- **COLLECTED DATA**:
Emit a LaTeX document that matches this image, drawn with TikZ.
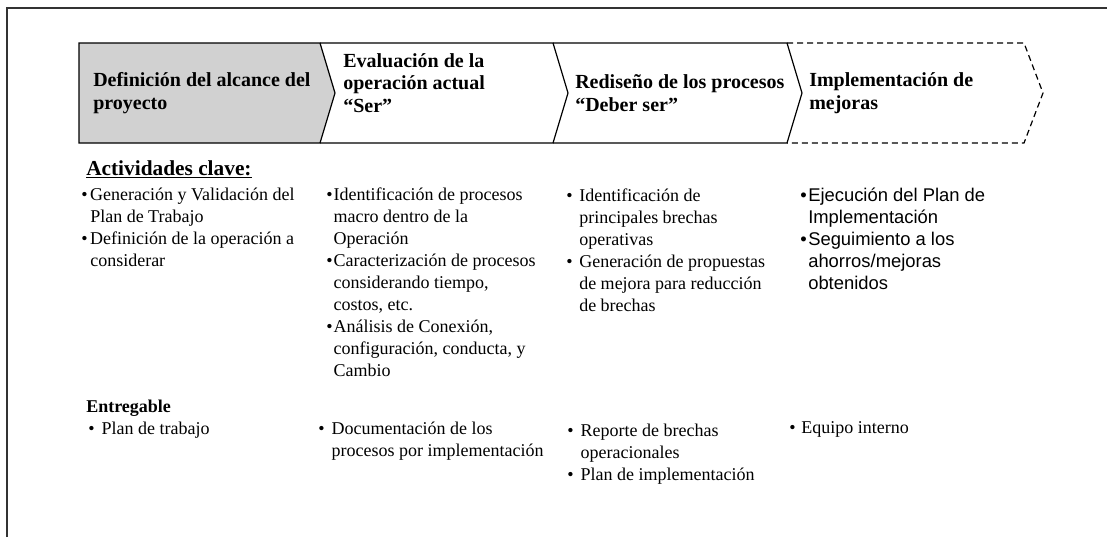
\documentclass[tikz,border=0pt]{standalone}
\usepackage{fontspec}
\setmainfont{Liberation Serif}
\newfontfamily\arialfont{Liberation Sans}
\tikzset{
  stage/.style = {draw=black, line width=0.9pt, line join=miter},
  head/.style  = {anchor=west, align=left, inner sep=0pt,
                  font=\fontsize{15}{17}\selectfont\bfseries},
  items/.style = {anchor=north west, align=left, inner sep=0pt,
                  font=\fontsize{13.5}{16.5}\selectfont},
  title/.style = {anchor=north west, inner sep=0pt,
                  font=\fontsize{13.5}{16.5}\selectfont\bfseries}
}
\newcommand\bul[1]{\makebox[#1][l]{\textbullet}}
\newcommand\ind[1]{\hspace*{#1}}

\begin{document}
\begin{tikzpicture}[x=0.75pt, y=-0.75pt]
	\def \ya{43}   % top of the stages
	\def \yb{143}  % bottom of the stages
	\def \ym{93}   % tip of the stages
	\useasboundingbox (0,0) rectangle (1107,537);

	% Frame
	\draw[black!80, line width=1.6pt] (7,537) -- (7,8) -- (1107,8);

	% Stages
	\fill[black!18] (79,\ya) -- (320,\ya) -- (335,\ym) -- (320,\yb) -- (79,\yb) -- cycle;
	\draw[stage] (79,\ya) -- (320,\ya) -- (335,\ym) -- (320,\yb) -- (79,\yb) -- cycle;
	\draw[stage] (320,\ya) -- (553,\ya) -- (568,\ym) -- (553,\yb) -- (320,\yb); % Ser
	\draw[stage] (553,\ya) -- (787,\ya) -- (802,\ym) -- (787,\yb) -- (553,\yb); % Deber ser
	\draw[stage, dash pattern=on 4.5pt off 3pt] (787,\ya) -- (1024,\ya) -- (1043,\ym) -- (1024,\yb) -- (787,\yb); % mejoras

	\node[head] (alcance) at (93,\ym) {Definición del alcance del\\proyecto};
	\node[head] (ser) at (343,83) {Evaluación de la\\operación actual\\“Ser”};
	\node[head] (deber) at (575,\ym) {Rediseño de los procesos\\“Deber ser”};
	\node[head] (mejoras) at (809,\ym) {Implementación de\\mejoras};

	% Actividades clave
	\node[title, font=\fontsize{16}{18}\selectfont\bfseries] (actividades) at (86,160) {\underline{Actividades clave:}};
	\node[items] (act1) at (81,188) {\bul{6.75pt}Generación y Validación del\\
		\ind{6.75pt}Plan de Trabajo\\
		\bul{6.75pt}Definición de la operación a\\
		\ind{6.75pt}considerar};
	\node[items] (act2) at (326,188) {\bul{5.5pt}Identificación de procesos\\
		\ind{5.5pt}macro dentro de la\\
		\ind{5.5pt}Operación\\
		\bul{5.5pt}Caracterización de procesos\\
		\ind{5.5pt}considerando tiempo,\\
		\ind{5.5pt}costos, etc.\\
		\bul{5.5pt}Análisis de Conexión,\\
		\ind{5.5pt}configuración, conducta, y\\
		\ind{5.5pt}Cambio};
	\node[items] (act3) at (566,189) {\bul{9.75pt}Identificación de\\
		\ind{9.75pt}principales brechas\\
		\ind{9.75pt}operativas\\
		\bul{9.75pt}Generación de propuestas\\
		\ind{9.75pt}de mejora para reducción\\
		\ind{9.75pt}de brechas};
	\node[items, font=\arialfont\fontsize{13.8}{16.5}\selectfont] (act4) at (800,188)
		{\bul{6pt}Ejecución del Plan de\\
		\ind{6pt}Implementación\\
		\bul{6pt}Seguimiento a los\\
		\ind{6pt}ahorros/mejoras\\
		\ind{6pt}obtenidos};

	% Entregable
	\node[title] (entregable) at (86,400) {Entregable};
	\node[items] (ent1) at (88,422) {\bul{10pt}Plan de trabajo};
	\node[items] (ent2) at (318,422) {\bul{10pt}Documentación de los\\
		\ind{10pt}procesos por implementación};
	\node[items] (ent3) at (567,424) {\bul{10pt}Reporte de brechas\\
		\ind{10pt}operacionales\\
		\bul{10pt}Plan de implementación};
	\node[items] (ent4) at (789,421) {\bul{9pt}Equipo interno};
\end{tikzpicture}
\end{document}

- **PROBLEM TO WORK ON**:
Write out the whole listing again, exactly, with no pictures.

- **EXERCISE ANSWER**:
Emit a LaTeX document that matches this image, drawn with TikZ.
\documentclass[tikz,border=0pt]{standalone}
\usepackage{fontspec}
\setmainfont{Liberation Serif}
\newfontfamily\arialfont{Liberation Sans}
\tikzset{
  stage/.style = {draw=black, line width=0.9pt, line join=miter},
  head/.style  = {anchor=west, align=left, inner sep=0pt,
                  font=\fontsize{15}{17}\selectfont\bfseries},
  items/.style = {anchor=north west, align=left, inner sep=0pt,
                  font=\fontsize{13.5}{16.5}\selectfont},
  title/.style = {anchor=north west, inner sep=0pt,
                  font=\fontsize{13.5}{16.5}\selectfont\bfseries}
}
\newcommand\bul[1]{\makebox[#1][l]{\textbullet}}
\newcommand\ind[1]{\hspace*{#1}}

\begin{document}
\begin{tikzpicture}[x=0.75pt, y=-0.75pt]
	\def \ya{43}   % top of the stages
	\def \yb{143}  % bottom of the stages
	\def \ym{93}   % tip of the stages
	\useasboundingbox (0,0) rectangle (1107,537);

	% Frame
	\draw[black!80, line width=1.6pt] (7,537) -- (7,8) -- (1107,8);

	% Stages
	\fill[black!18] (79,\ya) -- (320,\ya) -- (335,\ym) -- (320,\yb) -- (79,\yb) -- cycle;
	\draw[stage] (79,\ya) -- (320,\ya) -- (335,\ym) -- (320,\yb) -- (79,\yb) -- cycle;
	\draw[stage] (320,\ya) -- (553,\ya) -- (568,\ym) -- (553,\yb) -- (320,\yb); % Ser
	\draw[stage] (553,\ya) -- (787,\ya) -- (802,\ym) -- (787,\yb) -- (553,\yb); % Deber ser
	\draw[stage, dash pattern=on 4.5pt off 3pt] (787,\ya) -- (1024,\ya) -- (1043,\ym) -- (1024,\yb) -- (787,\yb); % mejoras

	\node[head] (alcance) at (93,\ym) {Definición del alcance del\\proyecto};
	\node[head] (ser) at (343,83) {Evaluación de la\\operación actual\\“Ser”};
	\node[head] (deber) at (575,\ym) {Rediseño de los procesos\\“Deber ser”};
	\node[head] (mejoras) at (809,\ym) {Implementación de\\mejoras};

	% Actividades clave
	\node[title, font=\fontsize{16}{18}\selectfont\bfseries] (actividades) at (86,160) {\underline{Actividades clave:}};
	\node[items] (act1) at (81,188) {\bul{6.75pt}Generación y Validación del\\
		\ind{6.75pt}Plan de Trabajo\\
		\bul{6.75pt}Definición de la operación a\\
		\ind{6.75pt}considerar};
	\node[items] (act2) at (326,188) {\bul{5.5pt}Identificación de procesos\\
		\ind{5.5pt}macro dentro de la\\
		\ind{5.5pt}Operación\\
		\bul{5.5pt}Caracterización de procesos\\
		\ind{5.5pt}considerando tiempo,\\
		\ind{5.5pt}costos, etc.\\
		\bul{5.5pt}Análisis de Conexión,\\
		\ind{5.5pt}configuración, conducta, y\\
		\ind{5.5pt}Cambio};
	\node[items] (act3) at (566,189) {\bul{9.75pt}Identificación de\\
		\ind{9.75pt}principales brechas\\
		\ind{9.75pt}operativas\\
		\bul{9.75pt}Generación de propuestas\\
		\ind{9.75pt}de mejora para reducción\\
		\ind{9.75pt}de brechas};
	\node[items, font=\arialfont\fontsize{13.8}{16.5}\selectfont] (act4) at (800,188)
		{\bul{6pt}Ejecución del Plan de\\
		\ind{6pt}Implementación\\
		\bul{6pt}Seguimiento a los\\
		\ind{6pt}ahorros/mejoras\\
		\ind{6pt}obtenidos};

	% Entregable
	\node[title] (entregable) at (86,400) {Entregable};
	\node[items] (ent1) at (88,422) {\bul{10pt}Plan de trabajo};
	\node[items] (ent2) at (318,422) {\bul{10pt}Documentación de los\\
		\ind{10pt}procesos por implementación};
	\node[items] (ent3) at (567,424) {\bul{10pt}Reporte de brechas\\
		\ind{10pt}operacionales\\
		\bul{10pt}Plan de implementación};
	\node[items] (ent4) at (789,421) {\bul{9pt}Equipo interno};
\end{tikzpicture}
\end{document}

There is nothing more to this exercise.